Exercise » For the material that follows, list every line containing the word "with".

Supplied material »
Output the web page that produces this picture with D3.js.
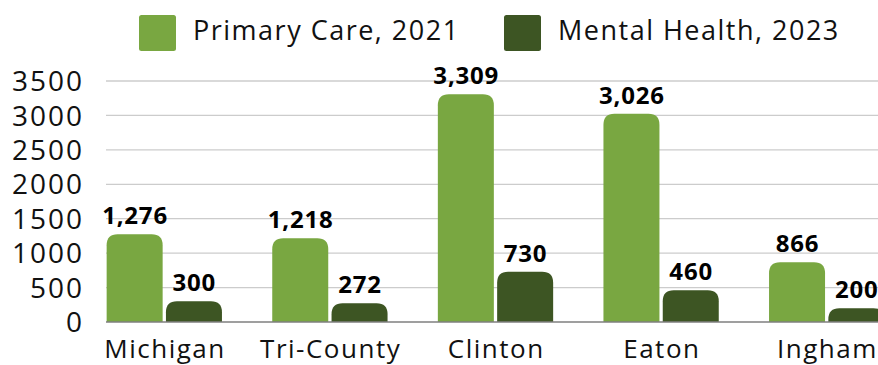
<!DOCTYPE html>
<html>
<head>
<meta charset="utf-8">
<script src="https://cdn.jsdelivr.net/npm/d3@7"></script>
<style>
  html, body { margin: 0; padding: 0; background: #fff; overflow: hidden; }
  svg { display: block; font-family: "Open Sans", sans-serif; }
</style>
</head>
<body>
<svg id="chart" width="878" height="365"></svg>
<script>
// Provider counts by region
const categories = ["Michigan", "Tri-County", "Clinton", "Eaton", "Ingham"];
const seriesNames = ["Primary Care, 2021", "Mental Health, 2023"];
const primaryCare2021 = [1276, 1218, 3309, 3026, 866];
const mentalHealth2023 = [300, 272, 730, 460, 200];
const yTicks = [0, 500, 1000, 1500, 2000, 2500, 3000, 3500];
const colors = ["#79a741", "#3d5523"];

const svg = d3.select("#chart");
const W = 878, H = 365;

const y = d3.scaleLinear().domain([0, 3500]).range([322, 81]);
const x0 = d3.scaleBand().domain(categories).range([81.5, 909.5]).padding(0);
const x1 = d3.scaleBand().domain(seriesNames).range([0, x0.bandwidth()])
  .paddingInner(0.0557).paddingOuter(0.424);

const gridLeft = 106, gridRight = W;

// gridlines
svg.append("g").selectAll("line").data(yTicks.filter(d => d > 0)).join("line")
  .attr("x1", gridLeft).attr("x2", gridRight)
  .attr("y1", d => y(d)).attr("y2", d => y(d))
  .attr("stroke", "#cccccc").attr("stroke-width", 1.3);

// y tick labels
svg.append("g").selectAll("text").data(yTicks).join("text")
  .attr("x", 84).attr("y", d => y(d))
  .attr("dy", "0.36em")
  .attr("text-anchor", "end")
  .attr("font-size", 28)
  .attr("letter-spacing", 2)
  .attr("fill", "#111")
  .text(d => d);

// bar with rounded top corners
function topRounded(x, yTop, w, h, r) {
  r = Math.min(r, h, w / 2);
  return `M${x},${yTop + h}V${yTop + r}Q${x},${yTop} ${x + r},${yTop}` +
         `H${x + w - r}Q${x + w},${yTop} ${x + w},${yTop + r}V${yTop + h}Z`;
}

const rows = categories.map((c, i) => ({
  category: c,
  values: [
    { key: seriesNames[0], value: primaryCare2021[i] },
    { key: seriesNames[1], value: mentalHealth2023[i] }
  ]
}));

const groups = svg.append("g").selectAll("g").data(rows).join("g")
  .attr("transform", d => `translate(${x0(d.category)},0)`);

groups.selectAll("path").data(d => d.values).join("path")
  .attr("d", d => topRounded(x1(d.key), y(d.value), x1.bandwidth(), y(0) - y(d.value), 11))
  .attr("fill", (d, i) => colors[i]);

groups.selectAll("text.val").data(d => d.values).join("text")
  .attr("class", "val")
  .attr("x", d => x1(d.key) + x1.bandwidth() / 2 + 0.4)
  .attr("y", d => y(d.value) - 10)
  .attr("text-anchor", "middle")
  .attr("font-size", 24)
  .attr("letter-spacing", 0.8)
  .attr("font-weight", "bold")
  .attr("fill", "#000")
  .text(d => d3.format(",")(d.value));

// baseline
svg.append("line")
  .attr("x1", gridLeft).attr("x2", gridRight)
  .attr("y1", y(0)).attr("y2", y(0))
  .attr("stroke", "#7f7f7f").attr("stroke-width", 1.3);

// category labels
svg.append("g").selectAll("text").data(categories).join("text")
  .attr("x", d => x0(d) + x1(seriesNames[0]) + x1.bandwidth() + x1.step() * 0.0557 / 2 + 0.75)
  .attr("y", 358)
  .attr("text-anchor", "middle")
  .attr("font-size", 26)
  .attr("letter-spacing", 1.5)
  .attr("fill", "#111")
  .text(d => d);

// legend
const legendX = [139, 504];
const legend = svg.append("g").selectAll("g").data(seriesNames).join("g")
  .attr("transform", (d, i) => `translate(${legendX[i]},15)`);
legend.append("rect")
  .attr("width", 37).attr("height", 36).attr("rx", 2.5)
  .attr("fill", (d, i) => colors[i]);
legend.append("text")
  .attr("x", 54).attr("y", 24.5)
  .attr("font-size", 27)
  .attr("letter-spacing", 1.5)
  .attr("fill", "#111")
  .text(d => d);
</script>
</body>
</html>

Answer to the task »
Output the web page that produces this picture with D3.js.
// bar with rounded top corners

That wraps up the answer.